First up, a revised name and $1.6 million in park improvements this summer, including a new family ride called Kanga Bounce and a new reader board along Interstate 5.
Then, a master plan this summer will lead to redeveloping and expanding attractions over the next five years, Drew said.
The first change is already done. Enchanted Village, the name for the original nine-ride park and petting zoo that opened in 1977, has been dropped from the title Wild Waves and Enchanted Village.
The new name is Wild Waves Theme Park. Drew said that’s more fitting for a park that’s grown to more than 50 rides, including a giant roller coaster.
In January, debt-ridden Six Flags Inc. announced the sale of Wild Waves and six other parks to PARC 7F-Operations Corp. of Jacksonville, Fla., for $312 million.

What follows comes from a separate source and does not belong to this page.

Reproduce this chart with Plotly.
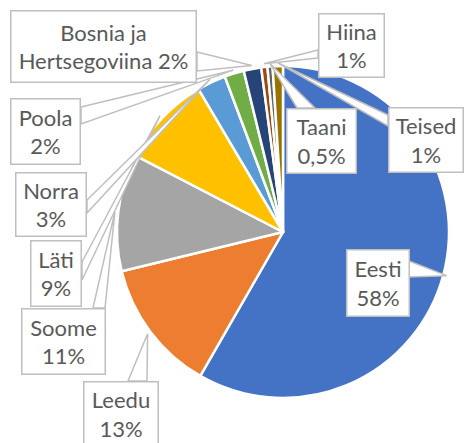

PARC resold the parks to a real estate investment company, CNL Income Properties of Orlando, Fla. CNL is leasing the properties back to PARC to run them.
Curtis Parks, chief operating officer, said in an interview that the deal was done this way to obtain the business while not taking on more debt. PARC leases Wild Waves’ land and attractions, he said.
Drew said PARC was formed specifically to run the seven Six Flags parks, each of which was making money.
He said he and Parks have dozens of years of experience working for companies that owned and operated theme parks.
“Our job is that of being responsible stewards to the families of our communities, to provide places where families can come for wholesome entertainment,” Drew said.
He was bullish about the future.
“It’s a great market,” he said. “It’s got a great location.”
He spoke to elected leaders including Federal Way Mayor Mike Park and King County Council member Pete von Reichbauer.
After a lunch Wednesday of barbecue ribs and corn-on-the-cob at Wild Waves, Federal Way City Councilwoman Linda Kochmar said Drew’s words went over well.
“It was wonderful hearing you say that you want to be part of the community and that you want to be the heart of the community,” Kochmar said. “That’s exactly the vision of the people who started this 30 years ago.”
It contrasts with what Drew described as the top-down style of New York-based Six Flags. His friendly demeanor was an even bigger change.
When Six Flags CEO Mark Shapiro visited Wild Waves in April 2006, he criticized some ways the 70-acre park was operated by its nearly 40 full-time employees.
He said Wild Waves wouldn’t get Six Flags’ full marketing treatment until it surpassed 1 million in annual attendance. Wild Waves General Manager Todd Suchan said that goal hasn’t been met.
The park’s season this year is starting later than the usual Memorial Day weekend opening. Suchan said that is due to schools getting out later because of makeup days for last winter’s storms.
While other new rides haven’t been determined, Drew said several changes are in the works to improve visitors’ experience.
He talked about adding areas to sit and eat and rearranging attractions. He also said some features might eventually open earlier in the year.
“Today would be a great water park day,” Drew said near an empty wading pond under clear skies. “We want it open.”